Although many college campuses are hotbeds of anti-war sentiment, the White House’s selection of Concordia University, a conservative Lutheran institution near Milwaukee, all but ensured that there would be no protesters.

He sprinkled his speech with religious references and received a standing ovation when he voiced strong support for U.S. GIs in Iraq, following revelations that U.S. soldiers mistreated some Iraqi prisoners.

First and foremost, the president said, “America needs your efforts and energy in the fight against poverty and despair.”

Kerry campaign charges hypocrisy
Bush’s Democratic rival, Sen. John Kerry of Massachusetts, derided Bush’s commencement advice. “The title of the president’s speech should be ‘Do As I Say, Not As I Do,’” said Phil Singer, a spokesman for Kerry. “George Bush has done nothing to address the fact that there are 3 million more Americans living in poverty since he went to the White House, including 500,000 more children.”

Government figures show that poverty rose in the first two years of Bush’s administration. Before Bush took office, it had fallen for nearly a decade to 11.3 percent in 2000, its lowest level in more than 25 years.

But poverty rose for a second straight year in 2002, the most recent year for which figures are available, and 1.7 million more people dropped below the poverty line, according to estimates from the Census Bureau .

The Bush administration said the figures were consistent with other periods of recession. The last recession officially ended in November 2001.

‘Love and caring and kindness’
Americans have an obligation to lift up those in need, Bush said.

“A compassionate society does not look away from a man being dragged down by addiction or a mother being abandoned by the father of the child or boys and girls with no role model in life who wonder if anyone cares about them,” he said.

“These personal tragedies are often failures of love, and they must be answered with love, and caring, and kindness,” he said. “Never doubt that you can make a difference.”

Bush wore a black gown to the speech, and he accepted an honorary doctoral degree.

“I kind of like the sound ‘Dr. Bush,’” he said, But referring to his wife, he quickly added, “I don’t think Laura’s going to call me that.”

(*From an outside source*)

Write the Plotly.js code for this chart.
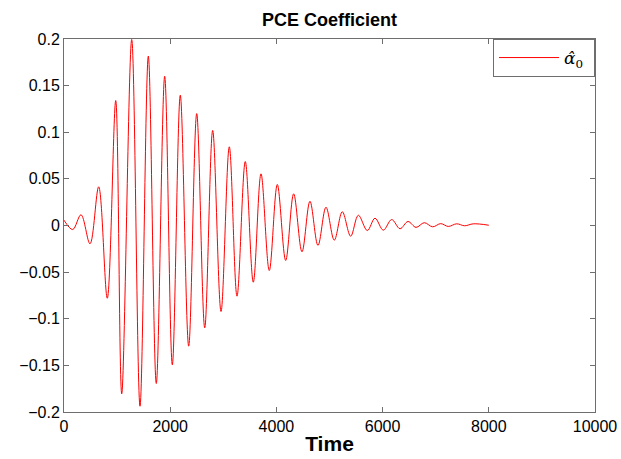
<!DOCTYPE html>
<html><head><meta charset="utf-8">
<script src="https://cdn.plot.ly/plotly-3.0.1.min.js"></script>
<style>html,body{margin:0;padding:0;background:#fff;}#chart{width:621px;height:459px;}</style>
</head><body><div id="chart"></div>
<script>
// Extrema (time, coefficient value)
var time = [0, 164, 320, 490, 653, 815, 974, 1087, 1275, 1431, 1588, 1738, 1896, 2040, 2190, 2348, 2499, 2650, 2800, 2957, 3113, 3258, 3414, 3565, 3710, 3866, 4017, 4175, 4325, 4482, 4632, 4783, 4934, 5090, 5241, 5399, 5543, 5712, 5857, 6013, 6171, 6328, 6478, 6629, 6785, 6943, 7094, 7237, 7395, 7546, 7708, 8000];
var alpha0 = [0.0057, -0.0043, 0.0115, -0.0196, 0.0415, -0.078, 0.134, -0.1805, 0.1995, -0.1938, 0.1816, -0.1694, 0.160, -0.1494, 0.1397, -0.1294, 0.120, -0.1097, 0.1019, -0.0922, 0.0844, -0.0758, 0.0686, -0.0608, 0.0554, -0.0483, 0.044, -0.0375, 0.034, -0.0282, 0.026, -0.0214, 0.0196, -0.0157, 0.0147, -0.0115, 0.011, -0.0054, 0.0078, -0.005, 0.0064, -0.0035, 0.0043, -0.002, 0.003, -0.0014, 0.002, -0.001, 0.0018, -0.0003, 0.0018, 0.0003];
var xTicks = [0, 2000, 4000, 6000, 8000, 10000];
var yTicks = [-0.2, -0.15, -0.1, -0.05, 0, 0.05, 0.1, 0.15, 0.2];
var yTickText = ['\u22120.2', '\u22120.15', '\u22120.1', '\u22120.05', '0', '0.05', '0.1', '0.15', '0.2'];
var seriesName = '<i>\u03B1\u0302</i><sub>0</sub>\u00A0';

var axisCommon = {
  showline: true, mirror: 'ticks', linecolor: '#6e6e6e', linewidth: 1,
  ticks: 'inside', ticklen: 5, tickcolor: '#6e6e6e', showgrid: false, zeroline: false,
  tickfont: {family: 'Liberation Sans, Arial, sans-serif', size: 16, color: '#000'}
};

var trace = {
  x: time, y: alpha0, type: 'scatter', mode: 'lines', name: seriesName,
  line: {color: '#ff0000', width: 1, shape: 'spline', smoothing: 1.0}
};

var layout = {
  width: 621, height: 459,
  margin: {l: 64, r: 26, t: 39, b: 47},
  paper_bgcolor: '#fff', plot_bgcolor: '#fff',
  title: {text: '<b>PCE Coefficient</b>', font: {family: 'Liberation Sans, Arial, sans-serif', size: 18, color: '#000'}, x: 0.5306, xanchor: 'center', y: 0.957, yanchor: 'middle'},
  xaxis: Object.assign({}, axisCommon, {
    range: [0, 10000], tickvals: xTicks, ticktext: xTicks.map(String),
    title: {text: '<b>Time</b>', font: {family: 'Liberation Sans, Arial, sans-serif', size: 21, color: '#000'}, standoff: 2}
  }),
  yaxis: Object.assign({}, axisCommon, {
    range: [-0.2, 0.2], tickvals: yTicks, ticktext: yTickText
  }),
  showlegend: true,
  legend: {
    x: 1, y: 1, xanchor: 'right', yanchor: 'top',
    bgcolor: '#fff', bordercolor: '#6e6e6e', borderwidth: 1,
    font: {family: 'DejaVu Serif, serif', size: 17, color: '#000'},
    itemwidth: 60
  }
};

Plotly.newPlot('chart', [trace], layout, {displayModeBar: false, staticPlot: true});
</script>
</body></html>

Friday’s lap to Missouri and Wisconsin was a fresh example of Bush’s strategy to confine his travels this year to states he thinks can tip November’s election. He has visited almost exclusively the 17 battleground states where his campaign is advertising most heavily, as well as states rich with campaign donors.

The president gave a subdued address to big donors near St. Louis. The site was convenient — just outside the gates of the airport — but markedly different from the usual hotel ballrooms where he headlines most fund-raisers. It was inside an antique car museum at Hunter Engineering Co., which makes automotive service equipment.

Bush made his re-election pitch to about 100 donors who sat amid 1930s-vintage Cadillacs, Lincolns and a Packard. The White House staff ensured that cars not made in America, including several Rolls-Royces and Bentleys, were removed from their usual places beforehand.

“I think there’s a lot of reasons to put me back in office for four more years,” Bush said.

“I have a reason to run: We have a war to win. We have a responsibility to spread peace and freedom around the world,” he said.